## Begin

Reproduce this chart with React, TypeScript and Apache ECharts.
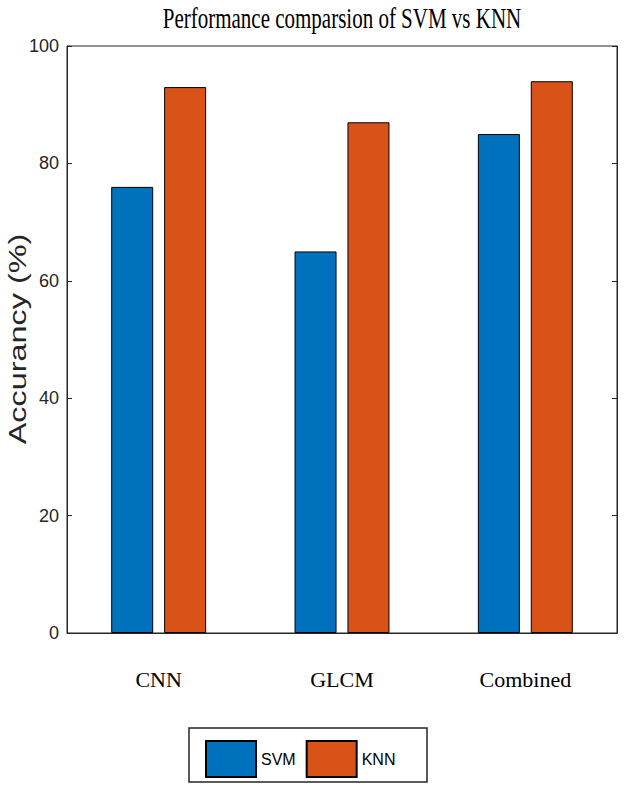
import React, { useEffect, useRef } from "react";
import * as echarts from "echarts";

const categories = ["CNN", "GLCM", "Combined"];
const svmValues = [76, 65, 85];
const knnValues = [93, 87, 94];
const seriesNames = ["SVM", "KNN"];
const yTicks = { min: 0, max: 100, interval: 20 };
const titleText = "Performance comparsion of SVM vs KNN";
const yAxisTitle = "Accurancy (%)";

const SVM_COLOR = "#0072BD";
const KNN_COLOR = "#D95319";
const AXIS_COLOR = "#262626";
const SANS = "'Liberation Sans', Arial, sans-serif";
const SERIF = "'Liberation Serif', 'Times New Roman', serif";

export default function App() {
  const ref = useRef<HTMLDivElement>(null);

  useEffect(() => {
    if (!ref.current) return;
    const chart = echarts.init(ref.current, null, { renderer: "svg" });
    const tickAxis = {
      type: "value" as const,
      min: yTicks.min,
      max: yTicks.max,
      interval: yTicks.interval,
      splitLine: { show: false },
      axisLine: { show: true, lineStyle: { color: AXIS_COLOR, width: 1 } },
      axisTick: { show: true, inside: true, length: 5, lineStyle: { color: AXIS_COLOR, width: 1 } },
    };
    chart.setOption({
      animation: false,
      backgroundColor: "#ffffff",
      grid: {
        left: 67,
        right: 7,
        top: 46,
        bottom: 158,
        show: true,
        borderColor: AXIS_COLOR,
        borderWidth: 1,
        backgroundColor: "transparent",
      },
      legend: {
        data: seriesNames,
        left: 205,
        top: 740,
        padding: 0,
        itemWidth: 50,
        itemHeight: 36,
        itemGap: 10,
        icon: "rect",
        textStyle: { fontFamily: SANS, fontSize: 16, color: "#000" },
      },
      xAxis: {
        type: "category",
        data: categories,
        axisTick: { show: false },
        axisLine: { show: true, lineStyle: { color: AXIS_COLOR, width: 1 } },
        axisLabel: { margin: 35, fontFamily: SERIF, fontSize: 22, color: "#000" },
      },
      yAxis: [
        {
          ...tickAxis,
          position: "left",
          axisLabel: { show: true, fontFamily: SANS, fontSize: 18, color: AXIS_COLOR, margin: 8 },
        },
        {
          ...tickAxis,
          position: "right",
          axisLabel: { show: false },
        },
      ],
      series: [
        {
          name: seriesNames[0],
          type: "bar",
          data: svmValues,
          barWidth: 42,
          barGap: "26%",
          itemStyle: { color: SVM_COLOR, borderColor: "#000", borderWidth: 1 },
        },
        {
          name: seriesNames[1],
          type: "bar",
          data: knnValues,
          barWidth: 42,
          barGap: "26%",
          itemStyle: { color: KNN_COLOR, borderColor: "#000", borderWidth: 1 },
        },
      ],
      graphic: [
        {
          type: "text",
          x: 342,
          y: 18,
          scaleY: 1.4,
          style: {
            text: titleText,
            fontFamily: SERIF,
            fontSize: 21,
            fill: "#000",
            textAlign: "center",
            textVerticalAlign: "middle",
          },
        },
        {
          type: "text",
          x: 18,
          y: 339,
          rotation: Math.PI / 2,
          scaleX: 1.35,
          style: {
            text: yAxisTitle,
            fontFamily: SANS,
            fontSize: 24,
            fill: AXIS_COLOR,
            textAlign: "center",
            textVerticalAlign: "middle",
          },
        },
        {
          type: "rect",
          z: 0,
          shape: { x: 189, y: 728, width: 238, height: 54 },
          style: { fill: "none", stroke: AXIS_COLOR, lineWidth: 1.5 },
        },
      ],
    });
    return () => chart.dispose();
  }, []);

  return (
    <div
      ref={ref}
      style={{ position: "fixed", left: 0, top: 0, width: 624, height: 791, background: "#fff" }}
    />
  );
}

## End

# Task directions
Leave out the pictures and restate, word for word, the lines from the top of the data through the line containing "import * as", both included.

# Finished exercise
Reproduce this chart with React, TypeScript and Apache ECharts.
import React, { useEffect, useRef } from "react";
import * as echarts from "echarts";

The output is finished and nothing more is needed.